The terms "net" and "gross" appear in business accounting and personal accounting in reference to both revenue and income. Comparisons of gross and net revenue allow a company to measure how well its merchandise and services perform in terms of sales while comparisons of gross and net income illustrate overall company performance.
Gross revenue refers to the total amount of money brought into a company through sales of goods and services during a given accounting time period. Depending on your company's business structure, gross revenue could refer to cumulative sales receipts for all parts of your business or refer to the gross revenue of specific segments of your business. For example, a company with both a storefront and an online store may want to calculate the gross revenue for each sales channel independently before calculating company-wide gross revenue.

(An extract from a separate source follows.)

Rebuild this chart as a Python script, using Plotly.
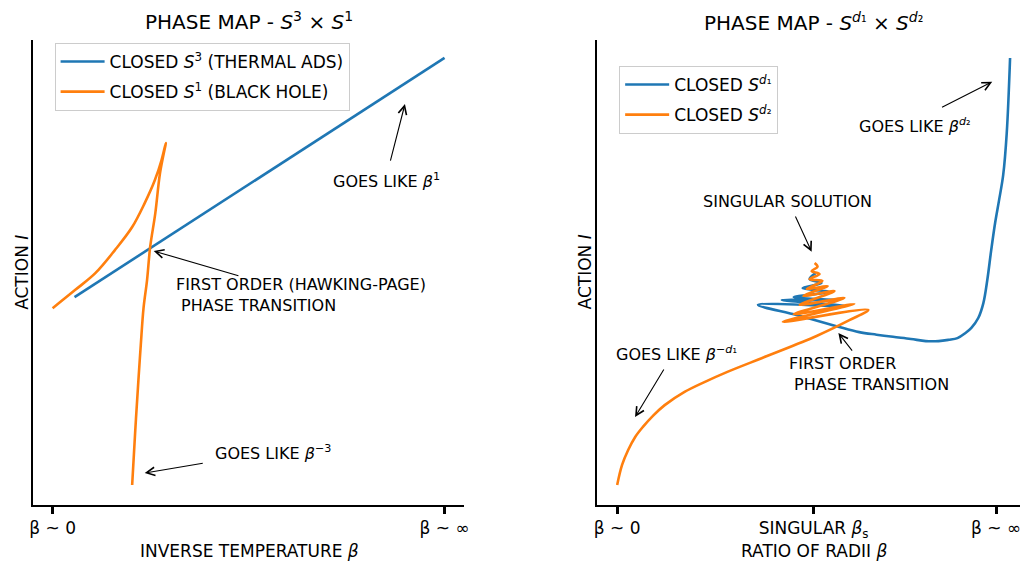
import plotly.graph_objects as go

# ---------------- data: left panel (S^3 x S^1) ----------------
thermal_beta = [0.056, 1.0]
thermal_action = [0.440, 1.0]

bh_beta = [0.000, 0.058, 0.109, 0.159, 0.203, 0.235, 0.261, 0.278, 0.289,
           0.274, 0.262, 0.249, 0.241, 0.232, 0.225, 0.219, 0.211, 0.203]
bh_action = [0.414, 0.457, 0.496, 0.550, 0.604, 0.660, 0.714, 0.761, 0.801,
             0.730, 0.636, 0.558, 0.480, 0.414, 0.328, 0.246, 0.129, 0.000]

left_ticks = [0.0, 1.0]
left_ticktext = ["β ~ 0", "β ~ ∞"]

# ---------------- data: right panel (S^d1 x S^d2) ----------------
sd1_beta = [1.010, 0.980, 1.040, 0.944, 1.076, 0.899, 1.116, 0.838, 1.157, 0.717,
            0.914, 1.116, 1.232, 1.320, 1.404, 1.495, 1.571, 1.636, 1.687, 1.732,
            1.773, 1.803, 1.838, 1.864, 1.884, 1.904, 1.924, 1.944, 1.965, 1.983,
            2.000]
sd1_action = [0.496, 0.482, 0.473, 0.461, 0.452, 0.440, 0.433, 0.433, 0.419, 0.422,
              0.398, 0.372, 0.358, 0.352, 0.347, 0.342, 0.337, 0.337, 0.340, 0.344,
              0.356, 0.368, 0.391, 0.426, 0.480, 0.550, 0.614, 0.667, 0.726, 0.824,
              1.000]

sd2_beta = [0.000, 0.025, 0.056, 0.091, 0.131, 0.182, 0.242, 0.343, 0.444, 0.561,
            0.763, 1.015, 1.182, 1.278, 0.843, 1.207, 0.899, 1.157, 0.929, 1.106,
            0.949, 1.071, 0.965, 1.045, 0.980, 1.030, 0.990, 1.020, 1.005]
sd2_action = [0.000, 0.047, 0.082, 0.112, 0.136, 0.162, 0.187, 0.218, 0.241, 0.265,
              0.302, 0.349, 0.386, 0.410, 0.382, 0.424, 0.400, 0.438, 0.422, 0.454,
              0.443, 0.466, 0.459, 0.478, 0.482, 0.494, 0.501, 0.511, 0.520]

right_ticks = [0.0, 1.0, 1.929]
right_ticktext = ["β ~ 0", "SINGULAR <i>β</i><sub>s</sub>", "β ~ ∞"]

BLUE = "#1f77b4"
ORANGE = "#ff7f0e"
FONT = "DejaVu Sans"
W, H = 1025, 563

fig = go.Figure()

smooth = dict(width=2.6, shape="spline", smoothing=1.0)

fig.add_trace(go.Scatter(x=thermal_beta, y=thermal_action, mode="lines",
                         line=dict(color=BLUE, **smooth),
                         name="CLOSED <i>S</i><sup>3</sup> (THERMAL ADS)",
                         legend="legend", legendgroup="a", xaxis="x", yaxis="y"))
fig.add_trace(go.Scatter(x=bh_beta, y=bh_action, mode="lines",
                         line=dict(color=ORANGE, **smooth),
                         name="CLOSED <i>S</i><sup>1</sup> (BLACK HOLE)",
                         legend="legend", legendgroup="b", xaxis="x", yaxis="y"))
fig.add_trace(go.Scatter(x=sd1_beta, y=sd1_action, mode="lines",
                         line=dict(color=BLUE, **smooth),
                         name="CLOSED <i>S</i><sup><i>d</i>₁</sup>",
                         legend="legend2", legendgroup="c", xaxis="x2", yaxis="y2"))
fig.add_trace(go.Scatter(x=sd2_beta, y=sd2_action, mode="lines",
                         line=dict(color=ORANGE, **smooth),
                         name="CLOSED <i>S</i><sup><i>d</i>₂</sup>",
                         legend="legend2", legendgroup="d", xaxis="x2", yaxis="y2"))


def px_x(p):
    return p / W


def px_y(p):
    return 1 - p / H


axis_common = dict(showline=True, linecolor="black", linewidth=2, showgrid=False,
                   zeroline=False, mirror=False)
tick_font = dict(family=FONT, size=17, color="black")
legend_common = dict(xanchor="left", yanchor="top", bgcolor="rgba(255,255,255,0.8)",
                     bordercolor="#cccccc", borderwidth=1,
                     font=dict(family=FONT, size=17), tracegroupgap=5, itemwidth=44)

fig.update_layout(
    width=W, height=H,
    margin=dict(l=0, r=0, t=0, b=0),
    paper_bgcolor="white", plot_bgcolor="white",
    font=dict(family=FONT, color="black"),
    xaxis=dict(domain=[px_x(30), px_x(465)], range=[-0.0506, 1.0506],
               tickvals=left_ticks, ticktext=left_ticktext, ticks="outside",
               ticklen=7, tickwidth=3, tickcolor="black", tickfont=tick_font,
               anchor="y", **axis_common),
    yaxis=dict(domain=[px_y(505), px_y(40)], range=[-0.0468, 1.042],
               showticklabels=False, ticks="", anchor="x", **axis_common),
    xaxis2=dict(domain=[px_x(599), 1.0], range=[-0.101, 2.0505],
                tickvals=right_ticks, ticktext=right_ticktext, ticks="outside",
                ticklen=7, tickwidth=3, tickcolor="black", tickfont=tick_font,
                anchor="y2", **axis_common),
    yaxis2=dict(domain=[px_y(505), px_y(40)], range=[-0.0468, 1.042],
                showticklabels=False, ticks="", anchor="x2", **axis_common),
    legend=dict(x=px_x(52), y=px_y(43), **legend_common),
    legend2=dict(x=px_x(621), y=px_y(66), **legend_common),
    showlegend=True,
)

annotations = []

# titles and axis labels (paper coordinates)
paper_text = [
    ("PHASE MAP - <i>S</i><sup>3</sup> × <i>S</i><sup>1</sup>", 248, 21, 20, 0),
    ("PHASE MAP - <i>S</i><sup><i>d</i>₁</sup> × <i>S</i><sup><i>d</i>₂</sup>", 817, 22, 20, 0),
    ("INVERSE TEMPERATURE <i>β</i>", 248, 551, 17, 0),
    ("RATIO OF RADII <i>β</i>", 817, 551, 17, 0),
    ("ACTION <i>I</i>", 19, 272, 17, -90),
    ("ACTION <i>I</i>", 587, 272, 17, -90),
]
for txt, x, y, size, ang in paper_text:
    annotations.append(dict(text=txt, x=px_x(x), y=px_y(y), xref="paper", yref="paper",
                            xanchor="center", yanchor="middle", showarrow=False,
                            textangle=ang, font=dict(family=FONT, size=size)))

# in-plot notes: (text, x, y, xanchor, axis suffix)
notes = [
    ("GOES LIKE <i>β</i><sup>1</sup>", 0.851, 0.714, "center", ""),
    ("FIRST ORDER (HAWKING-PAGE)<br>\u00a0PHASE TRANSITION", 0.309, 0.444, "left", ""),
    ("GOES LIKE <i>β</i><sup>−3</sup>", 0.563, 0.075, "center", ""),
    ("GOES LIKE <i>β</i><sup><i>d</i>₂</sup>", 1.518, 0.841, "center", "2"),
    ("SINGULAR SOLUTION", 0.869, 0.663, "center", "2"),
    ("FIRST ORDER<br>\u00a0PHASE TRANSITION", 0.864, 0.261, "left", "2"),
    ("GOES LIKE <i>β</i><sup>−<i>d</i>₁</sup>", 0.3005, 0.309, "center", "2"),
]
for txt, x, y, xa, ax in notes:
    annotations.append(dict(text=txt, x=x, y=y, xref="x" + ax, yref="y" + ax,
                            xanchor=xa, yanchor="middle", align="left", showarrow=False,
                            font=dict(family=FONT, size=16)))

# arrows: (head x, head y, tail x, tail y, axis suffix)
arrows = [
    (0.899, 0.892, 0.861, 0.756, ""),
    (0.258, 0.548, 0.478, 0.489, ""),
    (0.235, 0.028, 0.387, 0.0515, ""),
    (1.909, 0.944, 1.646, 0.883, "2"),
    (0.990, 0.546, 0.904, 0.632, "2"),
    (1.126, 0.356, 1.202, 0.311, "2"),
    (0.091, 0.159, 0.242, 0.274, "2"),
]
for hx, hy, tx, ty, ax in arrows:
    annotations.append(dict(text="", x=hx, y=hy, ax=tx, ay=ty,
                            xref="x" + ax, yref="y" + ax, axref="x" + ax, ayref="y" + ax,
                            showarrow=True, arrowhead=5, arrowsize=1.5, arrowwidth=1.1,
                            arrowcolor="black"))

fig.update_layout(annotations=annotations)

fig.write_html("out.html")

Net revenue takes the gross revenue and deducts the cost of returns. Internet or catalog orders lost in transit or items that required a total replacement instead of a return may also serve as deductions from gross revenue depending on your company's accounting system. If replacement orders are logged in your computer system with their selling price assigned instead of a $0.00 charge, the selling price of the replacement item must be deducted from the gross revenue as only one actual sale took place.
Comparing Revenue Totals
Your gross and net revenue numbers provide important data relating to your companies sales and returns. Simple math allows this data to become easily processed percentages that can be used to enhance or better illustrate numbers featured in company presentations or reports. For example, if your company sells $50,000 in products in a year and accepts returns totaling $3,000, its net revenue is $47,000. Dividing the net revenue by the gross of $50,000 allows your company to publicize the fact that 94 percent of its revenue is earned without incident within an accounting period. Conversely, the 6 percent of revenue lost to returns can be used as a motivational point by quality control personnel who seek to reduce the percentage.
Sometimes the concept of net and gross revenue is mistaken with net and gross income. Only lost sales based on returns or replacements are subtracted from gross revenue to arrive at net revenue. When comparing gross income with net income, the amount of deductions increases to include the full spectrum of business expenses.